Andreia
Nogueira, da agência Lusa
Jacarta,
Indonésia, 04 jan (Lusa) - Centenas de 'portugueses negros' que vivem a norte
da capital indonésia, Jacarta, recebem hoje o novo ano com um "banho"
coletivo de pó branco em busca de perdão e santidade.
A
comunidade dos 'tugu', cristãos protestantes no maior país muçulmano do mundo,
terá nascido do cruzamento de escravos de portugueses na Índia, que foram
levados para a zona onde agora fica Jacarta, com comerciantes, artesãos e
aventureiros oriundos de Malaca, Ceilão, Cochim e Calecute, mas não há versões
definitivas da sua origem.
Os
cerca de 300 'portugueses negros' que vivem na aldeia de Tugu, a norte de
Jacarta, seguem a tradição centenária de colocar pó branco na face uns dos
outros, numa cerimónia realizada no primeiro domingo de janeiro.
Trata-se
de um dos eventos mais conhecidos da comunidade e tem o nome de
"mandi-mandi" (duche, em indonésio), que significa "literalmente
tomar banho para limpar o corpo 'sujo'", disse à agência Lusa Lisa
Michiels, uma das suas praticantes.
"Primeiro
vamos orar juntos, ouvir a palavra do Senhor, como gratidão por todas as
bênçãos de Deus.
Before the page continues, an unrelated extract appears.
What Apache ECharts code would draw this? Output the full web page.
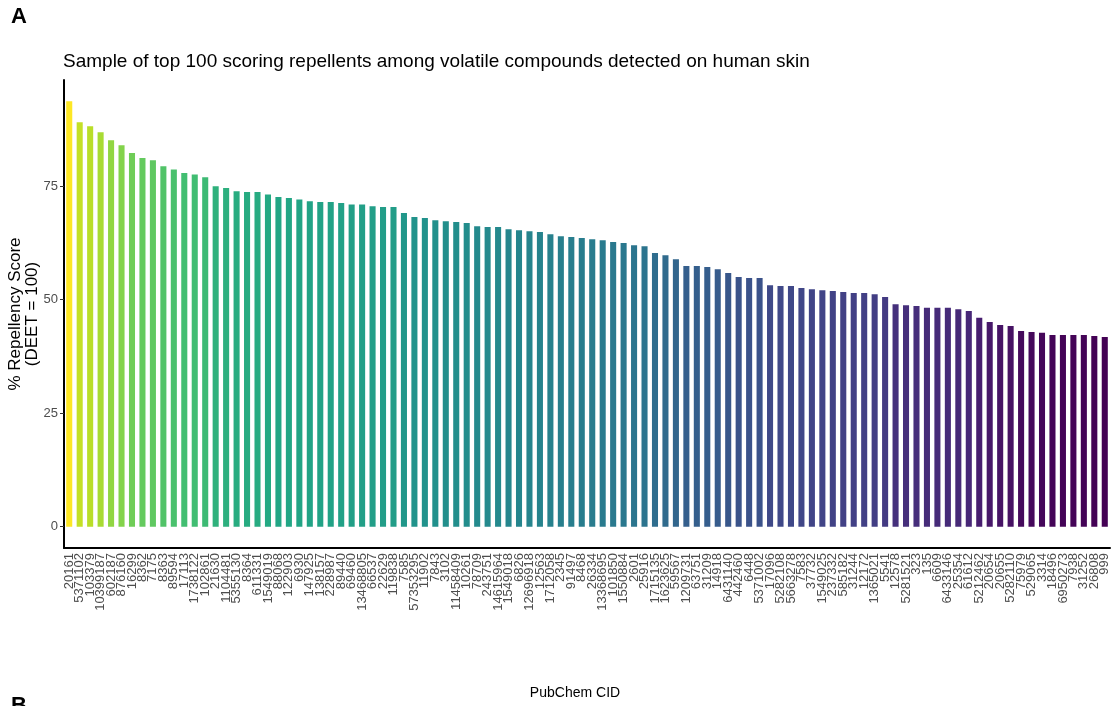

Depois, vamos almoçar juntos, antes de começar a
cerimónia", referiu.
Segundo
a indonésia, o branco ou branco sujo "é como um símbolo de santidade e de
perdão", mas entre os descendentes de portugueses em Malaca, na Malásia,
existe uma tradição semelhante na qual é usada "água em vez de pó".
É
também o perdão dentro das famílias que marca o momento das 12 badaladas e
ainda o primeiro dia do ano, quando a tradição local - conhecida como
'rabu-rabu' - convida a ir de casa em casa pedir perdão, cantar e beber.
Os
portugueses foram os primeiros europeus a chegar ao território atual da
Indonésia, em 1512, e, embora a posterior colonização holandesa tenha tentado
apagar as marcas da herança lusa, a língua papiá tugu, uma forma de crioulo,
resistiu durante séculos.
O
último falante deste crioulo faleceu em 1978, mas a língua continua a fazer
parte das canções do 'Keroncong', um estilo de música popular que resultou da
vinda do cavaquinho com os portugueses.
À
semelhança de anos anteriores, as canções do grupo Keroncong Tugu - que é
famoso na Indonésia e que reúne vários elementos da família de Lisa Michiels -
deverão ter um destaque especial no "mandi-mandi", que atrai
indonésios de outros lugares e também estrangeiros, incluindo portugueses.
A
comunidade - que conta também com alguns elementos noutros pontos da Indonésia
e no estrangeiro - preserva tradições lusas, como beber vinho no Natal e no ano
novo.
Até
à geração dos pais da família Michiels, os 'tugu' procuravam sempre casar entre
si, mas agora a situação é diferente, pelo que características físicas como o
nariz mais pontiagudo deverão desaparecer com as gerações futuras.